▶ [EXERCISE REQUIREMENTS]
Which lines include the word "React"? Copy each of them.
===== DATA EXTRACT =====
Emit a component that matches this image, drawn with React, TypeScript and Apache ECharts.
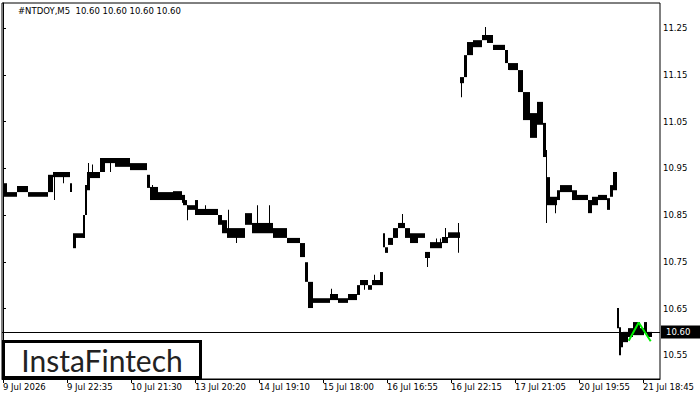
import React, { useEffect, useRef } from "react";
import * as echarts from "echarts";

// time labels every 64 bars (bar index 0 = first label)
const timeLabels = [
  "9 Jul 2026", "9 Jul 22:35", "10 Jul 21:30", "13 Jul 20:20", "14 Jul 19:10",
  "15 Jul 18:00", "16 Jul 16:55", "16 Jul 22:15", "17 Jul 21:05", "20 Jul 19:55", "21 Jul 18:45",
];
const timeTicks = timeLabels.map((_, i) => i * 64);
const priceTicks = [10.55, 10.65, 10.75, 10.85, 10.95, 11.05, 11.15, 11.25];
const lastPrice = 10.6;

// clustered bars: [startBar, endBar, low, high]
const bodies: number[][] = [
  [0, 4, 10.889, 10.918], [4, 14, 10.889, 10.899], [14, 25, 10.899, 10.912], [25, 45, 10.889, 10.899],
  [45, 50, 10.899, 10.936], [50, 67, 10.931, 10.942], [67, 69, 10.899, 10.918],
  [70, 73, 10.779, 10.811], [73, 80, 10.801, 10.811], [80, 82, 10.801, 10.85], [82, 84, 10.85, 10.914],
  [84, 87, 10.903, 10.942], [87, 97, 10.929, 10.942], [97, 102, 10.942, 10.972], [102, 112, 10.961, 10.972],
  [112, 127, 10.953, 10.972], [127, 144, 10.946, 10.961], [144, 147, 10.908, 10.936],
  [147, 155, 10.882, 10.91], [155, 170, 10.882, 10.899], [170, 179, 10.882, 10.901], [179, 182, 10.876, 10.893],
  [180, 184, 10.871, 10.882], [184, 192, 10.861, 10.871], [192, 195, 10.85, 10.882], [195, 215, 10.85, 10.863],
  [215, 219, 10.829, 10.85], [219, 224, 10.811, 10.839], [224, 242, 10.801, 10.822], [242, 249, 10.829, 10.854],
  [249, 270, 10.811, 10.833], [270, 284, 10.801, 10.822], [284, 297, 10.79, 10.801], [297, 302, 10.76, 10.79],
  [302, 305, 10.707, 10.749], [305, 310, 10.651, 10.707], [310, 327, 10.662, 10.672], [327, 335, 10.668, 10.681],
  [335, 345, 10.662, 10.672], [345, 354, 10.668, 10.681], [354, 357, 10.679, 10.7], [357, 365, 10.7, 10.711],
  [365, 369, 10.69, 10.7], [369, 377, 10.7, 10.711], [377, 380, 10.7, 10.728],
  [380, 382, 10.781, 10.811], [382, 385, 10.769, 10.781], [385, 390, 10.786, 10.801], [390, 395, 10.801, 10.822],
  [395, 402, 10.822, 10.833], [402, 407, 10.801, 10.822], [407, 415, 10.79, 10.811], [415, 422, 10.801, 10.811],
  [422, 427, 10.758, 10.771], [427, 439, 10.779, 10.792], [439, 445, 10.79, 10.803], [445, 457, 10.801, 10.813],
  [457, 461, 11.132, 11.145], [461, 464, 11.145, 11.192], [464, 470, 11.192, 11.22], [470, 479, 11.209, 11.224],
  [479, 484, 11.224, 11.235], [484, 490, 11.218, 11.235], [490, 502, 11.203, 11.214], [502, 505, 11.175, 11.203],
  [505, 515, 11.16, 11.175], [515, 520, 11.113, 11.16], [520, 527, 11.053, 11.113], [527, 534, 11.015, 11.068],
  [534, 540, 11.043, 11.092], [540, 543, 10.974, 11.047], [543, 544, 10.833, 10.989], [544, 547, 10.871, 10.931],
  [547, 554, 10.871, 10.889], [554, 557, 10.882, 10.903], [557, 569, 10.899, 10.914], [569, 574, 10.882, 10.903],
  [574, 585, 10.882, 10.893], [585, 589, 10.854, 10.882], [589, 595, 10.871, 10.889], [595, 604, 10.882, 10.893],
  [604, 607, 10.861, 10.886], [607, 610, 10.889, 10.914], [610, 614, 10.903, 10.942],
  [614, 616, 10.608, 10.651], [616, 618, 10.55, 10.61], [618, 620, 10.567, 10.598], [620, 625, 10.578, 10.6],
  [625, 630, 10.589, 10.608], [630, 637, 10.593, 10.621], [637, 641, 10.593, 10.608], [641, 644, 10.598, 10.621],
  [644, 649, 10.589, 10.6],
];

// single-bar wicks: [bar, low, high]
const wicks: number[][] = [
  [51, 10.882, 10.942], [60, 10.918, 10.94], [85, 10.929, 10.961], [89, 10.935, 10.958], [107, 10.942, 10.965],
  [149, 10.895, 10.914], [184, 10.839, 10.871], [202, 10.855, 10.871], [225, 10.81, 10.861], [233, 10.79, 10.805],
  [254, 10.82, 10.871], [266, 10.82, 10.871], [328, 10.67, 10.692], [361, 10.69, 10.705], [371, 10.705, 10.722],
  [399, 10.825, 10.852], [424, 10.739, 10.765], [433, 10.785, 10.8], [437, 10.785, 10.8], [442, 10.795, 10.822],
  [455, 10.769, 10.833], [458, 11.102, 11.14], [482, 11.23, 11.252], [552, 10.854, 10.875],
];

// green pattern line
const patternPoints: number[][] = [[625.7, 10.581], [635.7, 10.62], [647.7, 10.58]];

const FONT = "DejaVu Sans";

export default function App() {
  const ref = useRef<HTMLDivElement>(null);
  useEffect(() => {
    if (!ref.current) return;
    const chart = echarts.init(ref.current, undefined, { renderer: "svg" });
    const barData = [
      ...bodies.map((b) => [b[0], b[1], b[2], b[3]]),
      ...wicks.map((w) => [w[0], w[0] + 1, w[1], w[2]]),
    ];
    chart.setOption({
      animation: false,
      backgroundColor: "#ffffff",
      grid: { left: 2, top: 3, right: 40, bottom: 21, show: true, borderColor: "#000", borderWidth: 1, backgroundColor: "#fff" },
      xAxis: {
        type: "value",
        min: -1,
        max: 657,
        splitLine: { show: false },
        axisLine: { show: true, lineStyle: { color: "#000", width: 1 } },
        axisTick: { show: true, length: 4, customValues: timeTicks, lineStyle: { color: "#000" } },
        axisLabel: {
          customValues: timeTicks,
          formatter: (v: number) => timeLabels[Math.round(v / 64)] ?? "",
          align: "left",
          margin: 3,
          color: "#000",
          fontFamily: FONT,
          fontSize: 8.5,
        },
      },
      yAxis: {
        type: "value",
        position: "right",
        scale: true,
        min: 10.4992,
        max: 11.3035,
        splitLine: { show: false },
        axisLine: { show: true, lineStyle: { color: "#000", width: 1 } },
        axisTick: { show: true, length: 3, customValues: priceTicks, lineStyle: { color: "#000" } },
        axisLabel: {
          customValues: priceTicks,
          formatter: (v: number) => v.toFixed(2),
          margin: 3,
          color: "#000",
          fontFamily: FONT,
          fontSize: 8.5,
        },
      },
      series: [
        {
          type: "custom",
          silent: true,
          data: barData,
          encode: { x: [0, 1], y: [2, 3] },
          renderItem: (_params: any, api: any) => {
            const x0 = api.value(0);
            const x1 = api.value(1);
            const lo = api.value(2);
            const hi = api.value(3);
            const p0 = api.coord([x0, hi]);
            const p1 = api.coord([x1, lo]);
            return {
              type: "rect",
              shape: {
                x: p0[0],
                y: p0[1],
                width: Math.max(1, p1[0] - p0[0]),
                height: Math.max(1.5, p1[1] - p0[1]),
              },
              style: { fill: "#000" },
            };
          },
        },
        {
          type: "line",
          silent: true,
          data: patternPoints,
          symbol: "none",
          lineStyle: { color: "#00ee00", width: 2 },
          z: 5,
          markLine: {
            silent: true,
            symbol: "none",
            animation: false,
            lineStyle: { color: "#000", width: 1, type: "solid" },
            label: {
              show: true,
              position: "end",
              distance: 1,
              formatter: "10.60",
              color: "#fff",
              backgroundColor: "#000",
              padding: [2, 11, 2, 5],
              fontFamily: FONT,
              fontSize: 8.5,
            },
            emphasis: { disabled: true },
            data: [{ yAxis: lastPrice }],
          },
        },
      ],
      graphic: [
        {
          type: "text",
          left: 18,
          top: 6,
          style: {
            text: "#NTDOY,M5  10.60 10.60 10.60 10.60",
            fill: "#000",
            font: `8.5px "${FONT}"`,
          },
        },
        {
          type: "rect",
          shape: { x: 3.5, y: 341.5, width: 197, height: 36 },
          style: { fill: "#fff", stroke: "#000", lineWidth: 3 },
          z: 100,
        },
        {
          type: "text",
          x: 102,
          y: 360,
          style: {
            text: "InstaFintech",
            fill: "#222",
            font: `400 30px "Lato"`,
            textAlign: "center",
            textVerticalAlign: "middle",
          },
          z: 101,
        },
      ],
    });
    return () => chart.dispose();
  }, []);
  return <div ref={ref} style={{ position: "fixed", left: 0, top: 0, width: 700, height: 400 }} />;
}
=====
▶ [SOLUTION TO THE PROBLEM]
Emit a component that matches this image, drawn with React, TypeScript and Apache ECharts.
import React, { useEffect, useRef } from "react";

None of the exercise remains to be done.